_Prompt_
Write out the listing, please, but only from its first line through the line containing "22, 23, 24];", exactly as given and without pictures.

_Data section_
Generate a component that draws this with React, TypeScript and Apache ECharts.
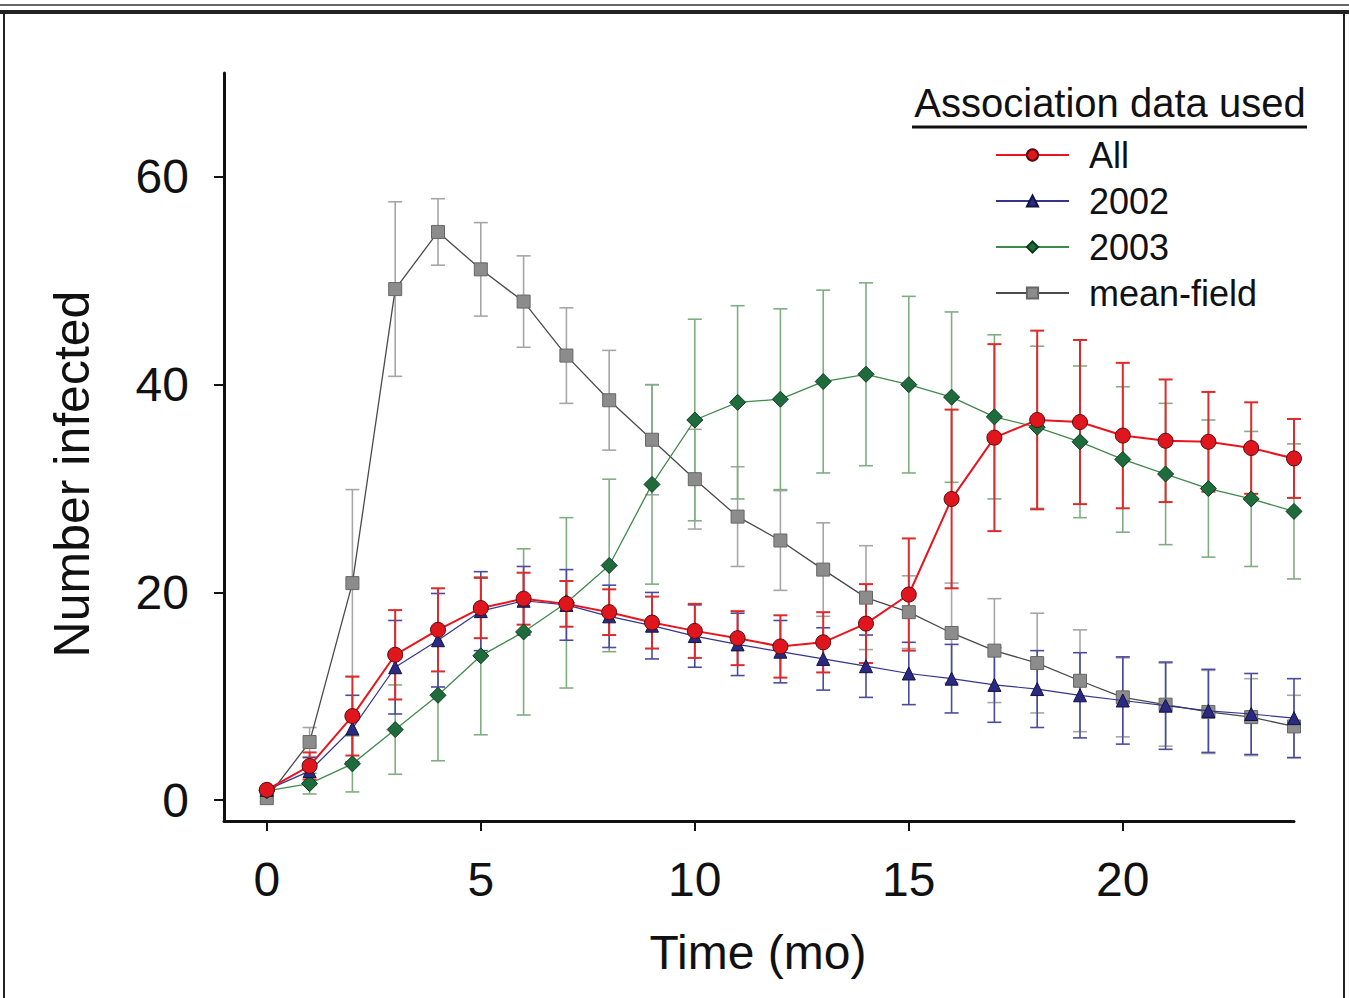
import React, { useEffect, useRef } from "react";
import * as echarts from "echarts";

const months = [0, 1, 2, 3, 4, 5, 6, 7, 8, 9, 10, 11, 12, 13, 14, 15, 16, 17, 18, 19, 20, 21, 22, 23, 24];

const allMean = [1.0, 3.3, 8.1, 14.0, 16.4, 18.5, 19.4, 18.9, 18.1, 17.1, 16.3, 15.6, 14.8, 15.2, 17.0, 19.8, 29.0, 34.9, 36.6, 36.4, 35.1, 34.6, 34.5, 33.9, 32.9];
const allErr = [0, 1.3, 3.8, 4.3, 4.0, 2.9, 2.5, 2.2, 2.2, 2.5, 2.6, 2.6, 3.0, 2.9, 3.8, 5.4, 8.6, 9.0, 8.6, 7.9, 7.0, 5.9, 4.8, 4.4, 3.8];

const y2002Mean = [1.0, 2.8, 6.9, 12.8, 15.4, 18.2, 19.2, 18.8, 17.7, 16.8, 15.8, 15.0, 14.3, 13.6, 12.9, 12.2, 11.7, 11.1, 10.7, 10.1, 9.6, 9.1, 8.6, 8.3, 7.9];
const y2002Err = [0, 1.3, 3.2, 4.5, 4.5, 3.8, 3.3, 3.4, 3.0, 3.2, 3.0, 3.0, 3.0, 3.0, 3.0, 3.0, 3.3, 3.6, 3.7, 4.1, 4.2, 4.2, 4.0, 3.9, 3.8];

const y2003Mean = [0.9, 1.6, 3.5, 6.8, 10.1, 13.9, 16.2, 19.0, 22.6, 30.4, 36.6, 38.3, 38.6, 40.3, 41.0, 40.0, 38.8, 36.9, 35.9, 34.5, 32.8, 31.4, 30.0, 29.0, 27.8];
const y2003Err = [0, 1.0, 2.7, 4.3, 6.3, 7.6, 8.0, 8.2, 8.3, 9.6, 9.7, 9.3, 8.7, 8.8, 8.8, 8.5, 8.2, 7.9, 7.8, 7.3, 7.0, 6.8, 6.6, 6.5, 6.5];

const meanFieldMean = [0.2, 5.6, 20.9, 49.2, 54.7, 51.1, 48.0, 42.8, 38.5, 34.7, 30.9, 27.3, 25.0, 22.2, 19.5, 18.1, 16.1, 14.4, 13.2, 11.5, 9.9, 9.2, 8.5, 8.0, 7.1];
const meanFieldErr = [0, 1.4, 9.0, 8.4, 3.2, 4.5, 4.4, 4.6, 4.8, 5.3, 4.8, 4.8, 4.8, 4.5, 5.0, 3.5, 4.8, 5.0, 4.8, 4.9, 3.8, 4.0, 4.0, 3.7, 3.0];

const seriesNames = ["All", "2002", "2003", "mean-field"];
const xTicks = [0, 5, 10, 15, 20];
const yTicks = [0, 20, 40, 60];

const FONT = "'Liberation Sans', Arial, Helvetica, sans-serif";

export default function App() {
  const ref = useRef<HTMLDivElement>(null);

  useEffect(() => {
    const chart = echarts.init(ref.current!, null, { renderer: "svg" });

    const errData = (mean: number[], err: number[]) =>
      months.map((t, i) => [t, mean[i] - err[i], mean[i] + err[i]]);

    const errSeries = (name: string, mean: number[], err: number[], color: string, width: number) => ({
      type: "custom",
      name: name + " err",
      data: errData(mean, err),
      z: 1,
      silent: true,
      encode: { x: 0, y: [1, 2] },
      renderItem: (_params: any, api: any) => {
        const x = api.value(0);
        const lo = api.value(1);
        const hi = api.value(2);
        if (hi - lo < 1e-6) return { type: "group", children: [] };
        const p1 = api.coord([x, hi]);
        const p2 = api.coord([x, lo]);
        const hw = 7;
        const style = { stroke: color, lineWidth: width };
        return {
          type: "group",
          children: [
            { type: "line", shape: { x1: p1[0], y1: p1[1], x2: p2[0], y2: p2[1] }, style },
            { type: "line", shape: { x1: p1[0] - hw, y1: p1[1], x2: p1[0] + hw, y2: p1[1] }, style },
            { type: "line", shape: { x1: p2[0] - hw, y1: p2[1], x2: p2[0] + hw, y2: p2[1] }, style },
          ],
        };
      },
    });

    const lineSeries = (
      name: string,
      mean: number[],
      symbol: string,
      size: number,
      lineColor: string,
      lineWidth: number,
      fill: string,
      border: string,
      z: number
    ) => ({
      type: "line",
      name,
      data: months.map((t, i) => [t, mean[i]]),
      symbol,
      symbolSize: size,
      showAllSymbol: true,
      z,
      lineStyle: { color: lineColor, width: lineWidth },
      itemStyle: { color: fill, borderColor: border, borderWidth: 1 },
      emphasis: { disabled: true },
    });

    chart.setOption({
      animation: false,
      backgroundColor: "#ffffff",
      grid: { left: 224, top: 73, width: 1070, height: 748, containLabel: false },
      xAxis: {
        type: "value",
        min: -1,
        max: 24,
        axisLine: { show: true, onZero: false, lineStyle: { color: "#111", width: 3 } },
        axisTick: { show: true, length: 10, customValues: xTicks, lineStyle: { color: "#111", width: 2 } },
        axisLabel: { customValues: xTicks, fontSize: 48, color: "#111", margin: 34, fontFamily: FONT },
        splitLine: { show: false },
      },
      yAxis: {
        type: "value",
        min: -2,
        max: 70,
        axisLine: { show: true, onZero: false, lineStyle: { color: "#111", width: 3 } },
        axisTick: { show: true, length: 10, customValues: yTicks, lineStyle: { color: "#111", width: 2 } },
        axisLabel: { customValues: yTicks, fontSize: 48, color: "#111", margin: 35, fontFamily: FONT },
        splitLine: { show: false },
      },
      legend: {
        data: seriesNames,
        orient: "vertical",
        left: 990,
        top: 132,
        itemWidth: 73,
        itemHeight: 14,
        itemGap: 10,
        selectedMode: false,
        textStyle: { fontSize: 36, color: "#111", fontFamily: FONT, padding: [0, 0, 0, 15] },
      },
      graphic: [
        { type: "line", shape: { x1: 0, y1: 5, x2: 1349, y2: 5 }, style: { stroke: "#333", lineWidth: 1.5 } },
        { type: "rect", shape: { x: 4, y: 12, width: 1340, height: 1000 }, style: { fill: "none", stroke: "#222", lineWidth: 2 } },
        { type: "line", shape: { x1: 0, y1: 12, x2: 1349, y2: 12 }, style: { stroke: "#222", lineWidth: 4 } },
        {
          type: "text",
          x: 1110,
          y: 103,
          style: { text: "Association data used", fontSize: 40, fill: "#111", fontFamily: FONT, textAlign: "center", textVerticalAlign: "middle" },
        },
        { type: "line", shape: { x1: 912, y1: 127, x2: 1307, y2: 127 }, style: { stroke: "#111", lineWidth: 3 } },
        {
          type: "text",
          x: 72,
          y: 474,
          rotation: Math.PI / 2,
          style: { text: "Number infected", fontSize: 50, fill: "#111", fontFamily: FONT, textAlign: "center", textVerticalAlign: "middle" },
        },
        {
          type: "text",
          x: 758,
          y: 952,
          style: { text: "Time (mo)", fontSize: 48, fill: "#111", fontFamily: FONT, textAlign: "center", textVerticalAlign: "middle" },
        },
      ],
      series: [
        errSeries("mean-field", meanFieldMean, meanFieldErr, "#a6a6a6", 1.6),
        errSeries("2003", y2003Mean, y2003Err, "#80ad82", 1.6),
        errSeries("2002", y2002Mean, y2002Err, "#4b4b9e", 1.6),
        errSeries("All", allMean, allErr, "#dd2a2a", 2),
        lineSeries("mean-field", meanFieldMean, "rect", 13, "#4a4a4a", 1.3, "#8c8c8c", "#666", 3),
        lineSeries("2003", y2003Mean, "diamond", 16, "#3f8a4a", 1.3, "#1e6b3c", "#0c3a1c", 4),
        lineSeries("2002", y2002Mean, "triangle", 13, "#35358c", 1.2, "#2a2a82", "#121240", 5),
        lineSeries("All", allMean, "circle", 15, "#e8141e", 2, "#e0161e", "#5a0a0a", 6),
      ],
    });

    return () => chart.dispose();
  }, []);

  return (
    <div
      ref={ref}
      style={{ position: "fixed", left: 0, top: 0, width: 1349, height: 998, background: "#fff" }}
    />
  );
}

_The output_
Generate a component that draws this with React, TypeScript and Apache ECharts.
import React, { useEffect, useRef } from "react";
import * as echarts from "echarts";

const months = [0, 1, 2, 3, 4, 5, 6, 7, 8, 9, 10, 11, 12, 13, 14, 15, 16, 17, 18, 19, 20, 21, 22, 23, 24];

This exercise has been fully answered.